Unabhängige Bauernstimme: Wie ist es zu dieser Studie gekommen?

Péter Batáry: Ich bin ungarischer Wissenschaftler. Und als ich das erste Mal Deutschland besucht habe, war das ein Kulturschock, zu sehen, wie klein in Westdeutschland rund um Göttingen die Ackerflächen sind: im Schnitt zwei bis drei Hektar groß. In Ungarn sind die Flächen mindestens mehrere zehn Hektar groß. Im Rahmen eines EU-Projektes hatte ich die Arbeitsgruppe um Professor Teja Tscharnke von der Uni Göttingen kennen gelernt, die für ihre Ökosystemforschung bekannt ist. Damals entstand die Idee, genau entlang dieses Ost-West-Unterschieds zu agrarökologischen Themen und Fragen zu forschen. So verschiedene landschaftliche Strukturen durch eine ehemalige Ost-West-Teilung innerhalb eines Landes sind extrem interessant. Es hat mich sehr überrascht, warum dies noch nicht von Deutschland aus untersucht worden ist. In dieser Studie wollten wir die strukturellen Unterschiede entlang des früheren Eisernen Vorhangs in Bezug auf die Artenvielfalt und die Wirtschaftlichkeit untersuchen.

Unabhängige Bauernstimme: Was ist das Besondere, welche Entwicklungen kennzeichnen die verschiedenen Strukturen im Westen und im Osten?
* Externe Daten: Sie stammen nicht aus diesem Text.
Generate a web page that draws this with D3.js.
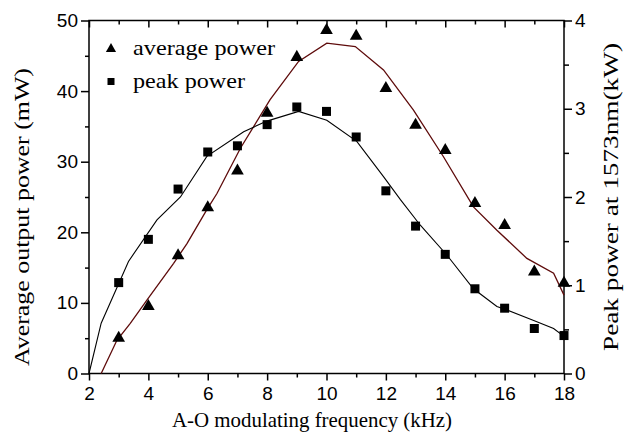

Péter Batáry: Die Flurbereinigung, wie sie in Ostdeutschland ebenso wie fast im gesamten ehemaligen Ostblock stattgefunden hat, ist weiterhin sehr deutlich sichtbar. Nach dem Krieg wurde die Intensivierung der Landwirtschaft mit einer umfassenden Kollektivierung der Höfe kombiniert, die Äcker zusammengelegt, um sie besser mit großen Maschinen bearbeiten zu können. Die Strukturen der zwei regional benachbarten Agrarlandschaften in Niedersachsen und Thüringen unterscheiden sich erheblich: Die Felder im Osten sind mehr als sechsmal so groß und im Westen gibt es über 70 % mehr Feldkanten. Wir haben die Unterschiede u. a. ganz eindrücklich mit einem Luftbild gezeigt. Und bei den Untersuchungen zur Biodiversität haben wir das klare Ergebnis, dass an den Feldrändern die größte Artenvielfalt in Form von Pflanzen- und Arthropodenvorkommen zu finden ist. Wir haben Messparzellen in verschiedenen Abschnitten auf den Flächen angelegt: an den Feldrändern, im Feldinneren und in der Feldmitte. Deutlich mehr Artenreichtum fanden wir am Flächenrand: 25 % mehr als im Inneren oder im Zentrum der Felder.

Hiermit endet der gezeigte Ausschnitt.